Former Lejeune residents laud reintroduction of water contamination healthcare bill
Veterans of Camp Lejeune and their families are buzzing about the reintroduction of a bill that would create a presumptive link between contaminated drinking water on the base between the 1950s and 1980s and a number of diseases that have plagued former residents. The bill, introduced by Rep. Brad Miller, D-N.C., would allow Camp Lejeune veterans and family members to receive health care through the Department of Veterans Affairs.

Called the Janey Ensminger Act in honor of a 9-year-old girl who died of childhood leukemia believed to be linked to exposure to the tainted water, the bill was first introduced last year but never emerged from the House Committee on Veterans’ Affairs.

Onslow County resident Jerry Ensminger, Janey’s father and an outspoken advocate for fellow Lejeune residents affected by the contaminated water, said he believes the bill’s prospects are much better this year.

“This is the second time around, and we’re working Republican support for it, making it what it should be in the first place: a bipartisan issue,” he said. “None of us had any political affiliations when we served in the military. Our affiliation was to serve this country.”

When the bill was introduced last year, only four of its 39 sponsors were Republicans.

This year, so far, three of the act’s 17 sponsors are Republican, including North Carolina Rep. Walter Jones, who cosponsored the bill last year as well.

Marine veteran Joe Glowacki, of Southampton, N.J., said he hopes the bill’s passage will make it easier for others to receive a 100-percent disabled rating from the VA as he did.
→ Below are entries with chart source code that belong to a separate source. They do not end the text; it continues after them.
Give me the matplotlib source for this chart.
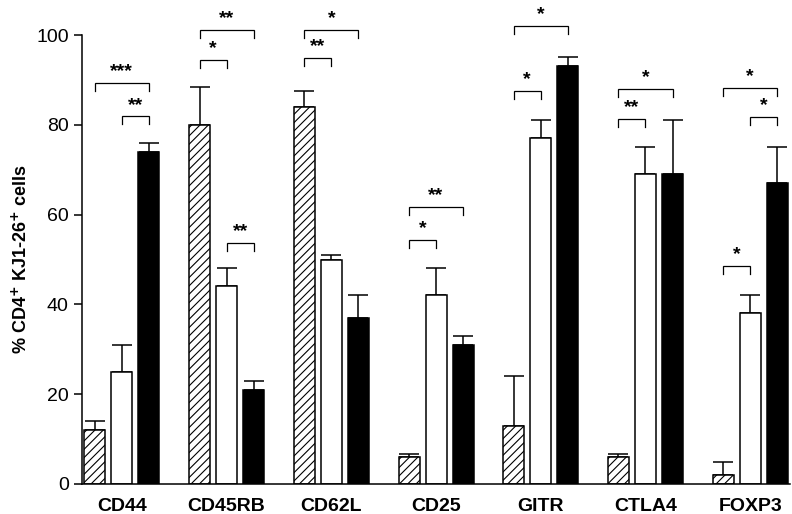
import matplotlib
matplotlib.use("Agg")
import matplotlib.pyplot as plt
import numpy as np

plt.rcParams['font.family'] = ['Liberation Sans', 'DejaVu Sans']
plt.rcParams['hatch.linewidth'] = 0.8

categories = ["CD44", "CD45RB", "CD62L", "CD25", "GITR", "CTLA4", "FOXP3"]
hatched_vals = [12, 80, 84, 6, 13, 6, 2]
hatched_err = [2, 8.5, 3.5, 0.6, 11, 0.6, 3]
white_vals = [25, 44, 50, 42, 77, 69, 38]
white_err = [6, 4, 1, 6, 4, 6, 4]
black_vals = [74, 21, 37, 31, 93, 69, 67]
black_err = [2, 2, 5, 2, 2, 12, 8]

# significance brackets: (group, first bar, second bar, height, label)
br_group = [0, 0, 1, 1, 1, 2, 2, 3, 3, 4, 4, 5, 5, 6, 6, 6]
br_first = [0, 1, 0, 0, 1, 0, 0, 0, 0, 0, 0, 0, 0, 0, 1, 0]
br_second = [2, 2, 1, 2, 2, 1, 2, 1, 2, 1, 2, 1, 2, 2, 2, 1]
br_height = [89.3, 81.9, 94.4, 101.2, 53.7, 94.9, 101.2, 54.3, 61.7,
             87.5, 102.0, 81.3, 88.0, 88.3, 81.7, 48.6]
br_label = ["***", "**", "*", "**", "**", "**", "*", "*", "**",
            "*", "*", "**", "*", "*", "*", "*"]

fig = plt.figure(figsize=(7.92, 5.14), dpi=100)
ax = fig.add_axes([0.1035, 0.0584, 0.894, 0.9416])

x = np.arange(len(categories))
step = 0.258
w = 0.2
offsets = [-step, 0, step]
ekw = dict(elinewidth=1.1, capthick=1.1, capsize=7, ecolor='black')
lw = 1.1

ax.bar(x - step, hatched_vals, w, color='white', edgecolor='black', hatch='////',
       linewidth=lw, zorder=2)
ax.errorbar(x - step, hatched_vals, yerr=[np.zeros(len(x)), hatched_err],
            fmt='none', zorder=1, **ekw)
ax.bar(x, white_vals, w, color='white', edgecolor='black', linewidth=lw, zorder=2)
ax.errorbar(x, white_vals, yerr=[np.zeros(len(x)), white_err],
            fmt='none', zorder=1, **ekw)
ax.bar(x + step, black_vals, w, color='black', edgecolor='black', linewidth=lw, zorder=2)
ax.errorbar(x + step, black_vals, yerr=[np.zeros(len(x)), black_err],
            fmt='none', zorder=1, **ekw)

leg = 1.8
for g, a, b, h, lab in zip(br_group, br_first, br_second, br_height, br_label):
    x1 = g + offsets[a]
    x2 = g + offsets[b]
    ax.plot([x1, x1, x2, x2], [h - leg, h, h, h - leg], color='black', lw=0.9,
            solid_joinstyle='miter', zorder=3)
    ax.text((x1 + x2) / 2, h + 0.6, lab, ha='center', va='bottom',
            fontsize=14, fontweight='bold', zorder=3)

ax.set_xlim(-0.381, 6.38)
ax.set_ylim(0, 107.8)
ax.set_yticks([0, 20, 40, 60, 80, 100])
ax.tick_params(axis='y', labelsize=14, length=6, width=1.1, direction='out')
ax.set_xticks(x)
ax.set_xticklabels(categories, fontsize=14, fontweight='bold')
ax.tick_params(axis='x', length=0, pad=10)
ax.spines['top'].set_visible(False)
ax.spines['right'].set_visible(False)
ax.spines['left'].set_bounds(0, 100)
ax.spines['left'].set_linewidth(1.1)
ax.spines['bottom'].set_linewidth(1.1)
ax.set_ylabel(r'% CD4$^{\mathbf{+}}$ KJ1-26$^{\mathbf{+}}$ cells', fontsize=13,
              fontweight='bold', labelpad=4)
ax.yaxis.label.set_y(50 / 107.8)

fig.savefig('out.png', dpi=100)
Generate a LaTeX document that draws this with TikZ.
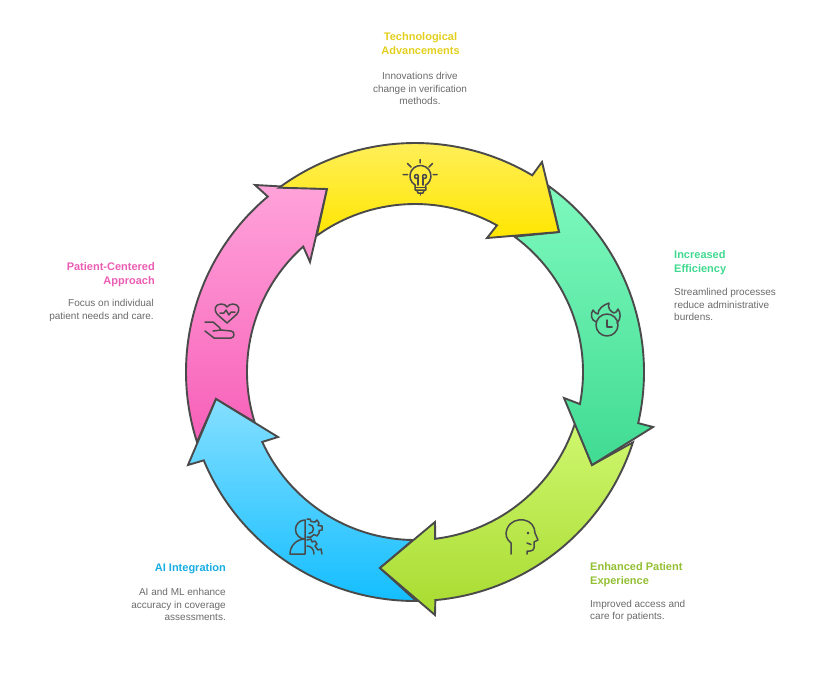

Glowacki, 69, received correspondence from the Marine Corps in 2009 notifying former residents about potential risks connected with the water.

Having lived aboard Lejeune from 1959 to 1962, Glowacki performed a cursory health self-assessment, including a breast self-exam. He was shocked to discover a lump that would prove to be male breast cancer, requiring a mastectomy and over a year of agonizing procedures due to complications in recovery. To date, Glowacki is one of 70 former Lejeune residents to be diagnosed with male breast cancer.